Joseph Orono (1688–1801) was a Penobscot Indian chief or sachem who lived on the Penobscot River in present-day Maine. The town of Orono, Maine, which contains the University of Maine, is named for him.
By the time Orono was born, the Penobscot people had been in close contact with French Catholic missionaries and traders for over a generation, and Orono was himself of mixed ancestry, probably the grandson of Jean-Vincent d’Abbadie de Saint-Castin, The 3rd Baron Castin, who had settled at the mouth of the Penobscot River (the site of the present town of Castine, Maine) in the 1660s. Saint-Castin had married the daughter of Penobscot sachem Madockawando, and their son, Bernard-Anselme d’Abbadie de Saint-Castin became the last leader of the tribe during its French alliance. His son Joseph Orono, who had to deal with the English, and then Americans, had light skin, blue eyes, and was a “zealous Catholic” according to contemporary accounts.
In the 1750s the English from nearby Massachusetts defeated the French in Acadia, which included the ancestral lands of the Penobscot. English settlers began to populate the Penobscot River valley from the 1770s, putting pressure on the tribe. Orono chose to accommodate the more numerous and better-armed white settlers as, in the course of his life-time, they gained virtually full control of Penobscot lands, restricting the tribe to its largest island-village (which they called “Indian Old Town” because it was assumed to be of ancient origin).

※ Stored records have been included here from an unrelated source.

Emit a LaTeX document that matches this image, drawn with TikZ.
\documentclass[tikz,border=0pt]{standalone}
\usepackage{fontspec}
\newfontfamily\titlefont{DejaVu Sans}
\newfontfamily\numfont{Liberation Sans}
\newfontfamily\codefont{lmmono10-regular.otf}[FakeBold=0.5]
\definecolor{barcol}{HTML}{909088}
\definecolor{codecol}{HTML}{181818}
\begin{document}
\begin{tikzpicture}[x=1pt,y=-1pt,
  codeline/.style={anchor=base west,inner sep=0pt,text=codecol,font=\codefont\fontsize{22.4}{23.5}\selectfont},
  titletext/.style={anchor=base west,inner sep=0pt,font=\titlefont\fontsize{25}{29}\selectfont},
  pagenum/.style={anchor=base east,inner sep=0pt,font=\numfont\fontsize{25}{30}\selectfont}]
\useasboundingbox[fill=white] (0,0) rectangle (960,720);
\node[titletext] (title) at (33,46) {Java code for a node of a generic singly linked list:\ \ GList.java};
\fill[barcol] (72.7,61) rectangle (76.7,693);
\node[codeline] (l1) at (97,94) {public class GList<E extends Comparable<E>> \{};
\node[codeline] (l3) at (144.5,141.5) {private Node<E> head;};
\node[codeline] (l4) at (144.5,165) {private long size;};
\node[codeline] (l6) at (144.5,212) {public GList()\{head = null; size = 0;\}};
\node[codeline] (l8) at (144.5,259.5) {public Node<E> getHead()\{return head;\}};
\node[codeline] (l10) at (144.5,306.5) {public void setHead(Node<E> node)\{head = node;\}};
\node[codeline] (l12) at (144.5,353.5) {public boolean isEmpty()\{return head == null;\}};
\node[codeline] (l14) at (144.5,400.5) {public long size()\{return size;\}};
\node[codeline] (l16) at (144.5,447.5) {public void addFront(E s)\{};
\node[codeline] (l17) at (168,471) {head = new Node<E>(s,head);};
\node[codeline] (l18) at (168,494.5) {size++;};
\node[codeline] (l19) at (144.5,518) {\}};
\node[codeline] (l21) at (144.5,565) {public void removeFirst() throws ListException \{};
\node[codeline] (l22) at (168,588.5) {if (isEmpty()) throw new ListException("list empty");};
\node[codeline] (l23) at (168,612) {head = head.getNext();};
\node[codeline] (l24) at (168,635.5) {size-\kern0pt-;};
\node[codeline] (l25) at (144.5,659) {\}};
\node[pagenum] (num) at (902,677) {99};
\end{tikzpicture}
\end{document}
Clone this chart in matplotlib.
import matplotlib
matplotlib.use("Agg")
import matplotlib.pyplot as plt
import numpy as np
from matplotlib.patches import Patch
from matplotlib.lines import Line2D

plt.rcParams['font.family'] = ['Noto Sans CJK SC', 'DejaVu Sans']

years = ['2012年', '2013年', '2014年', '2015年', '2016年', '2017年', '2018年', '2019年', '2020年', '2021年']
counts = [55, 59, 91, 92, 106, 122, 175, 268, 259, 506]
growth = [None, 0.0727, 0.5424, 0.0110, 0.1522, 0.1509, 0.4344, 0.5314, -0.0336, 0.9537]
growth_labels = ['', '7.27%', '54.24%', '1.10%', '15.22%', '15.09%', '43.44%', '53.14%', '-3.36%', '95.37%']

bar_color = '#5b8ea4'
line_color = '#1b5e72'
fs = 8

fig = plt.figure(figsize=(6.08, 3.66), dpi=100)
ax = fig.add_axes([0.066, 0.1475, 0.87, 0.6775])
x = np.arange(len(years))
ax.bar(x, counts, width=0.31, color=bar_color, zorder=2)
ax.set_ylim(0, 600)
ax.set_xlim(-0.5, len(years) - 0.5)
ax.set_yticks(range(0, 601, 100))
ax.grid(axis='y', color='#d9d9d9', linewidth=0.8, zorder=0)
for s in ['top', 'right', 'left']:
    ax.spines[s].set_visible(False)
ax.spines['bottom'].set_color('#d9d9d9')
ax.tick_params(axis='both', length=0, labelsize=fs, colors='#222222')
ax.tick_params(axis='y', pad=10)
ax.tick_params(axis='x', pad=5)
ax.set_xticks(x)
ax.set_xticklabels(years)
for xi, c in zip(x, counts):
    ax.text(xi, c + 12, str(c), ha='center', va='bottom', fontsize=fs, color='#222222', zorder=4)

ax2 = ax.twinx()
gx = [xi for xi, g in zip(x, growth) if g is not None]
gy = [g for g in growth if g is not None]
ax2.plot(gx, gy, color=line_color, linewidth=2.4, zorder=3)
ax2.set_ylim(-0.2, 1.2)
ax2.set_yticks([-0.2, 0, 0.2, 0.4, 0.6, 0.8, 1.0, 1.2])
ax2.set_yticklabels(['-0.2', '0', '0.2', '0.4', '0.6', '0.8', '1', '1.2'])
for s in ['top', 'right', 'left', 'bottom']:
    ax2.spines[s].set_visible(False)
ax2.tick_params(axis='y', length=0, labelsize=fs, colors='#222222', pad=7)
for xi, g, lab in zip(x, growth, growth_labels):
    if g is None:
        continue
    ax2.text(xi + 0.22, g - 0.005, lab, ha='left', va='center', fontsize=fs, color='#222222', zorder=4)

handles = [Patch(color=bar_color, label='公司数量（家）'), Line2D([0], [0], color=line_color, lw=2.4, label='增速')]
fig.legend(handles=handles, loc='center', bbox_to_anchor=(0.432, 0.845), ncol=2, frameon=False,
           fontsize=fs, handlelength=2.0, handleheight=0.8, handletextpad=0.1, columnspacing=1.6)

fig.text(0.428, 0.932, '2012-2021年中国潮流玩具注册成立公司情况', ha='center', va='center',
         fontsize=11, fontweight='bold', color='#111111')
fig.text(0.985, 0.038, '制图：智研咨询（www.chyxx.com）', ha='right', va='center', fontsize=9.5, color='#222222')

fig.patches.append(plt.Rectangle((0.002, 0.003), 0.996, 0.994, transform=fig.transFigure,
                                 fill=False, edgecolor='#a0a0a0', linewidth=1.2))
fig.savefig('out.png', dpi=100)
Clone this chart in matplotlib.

When the Revolutionary War broke out the Penobscots received a letter from the Provincial Congress of Massachusetts urging them to join with the “New English” against the “Old English”. Orono agreed, urging his tribesmen to side with the Americans and offering to supply them braves, even making a trip to Boston and Newport, Rhode Island in 1780. The Americans did not take up the offer, however, likely fearing that it would empower the Penobscot.
In 1774 the English had founded a village called Stillwater, just below “Indian Old Town” at the site of a falls. Relations between the settlers and Indians had been sufficiently peaceful that, when Stillwater incorporated as a town in 1806, it named itself Orono, Maine after the recently deceased Penobscot sachem, who had lived to the age of 113.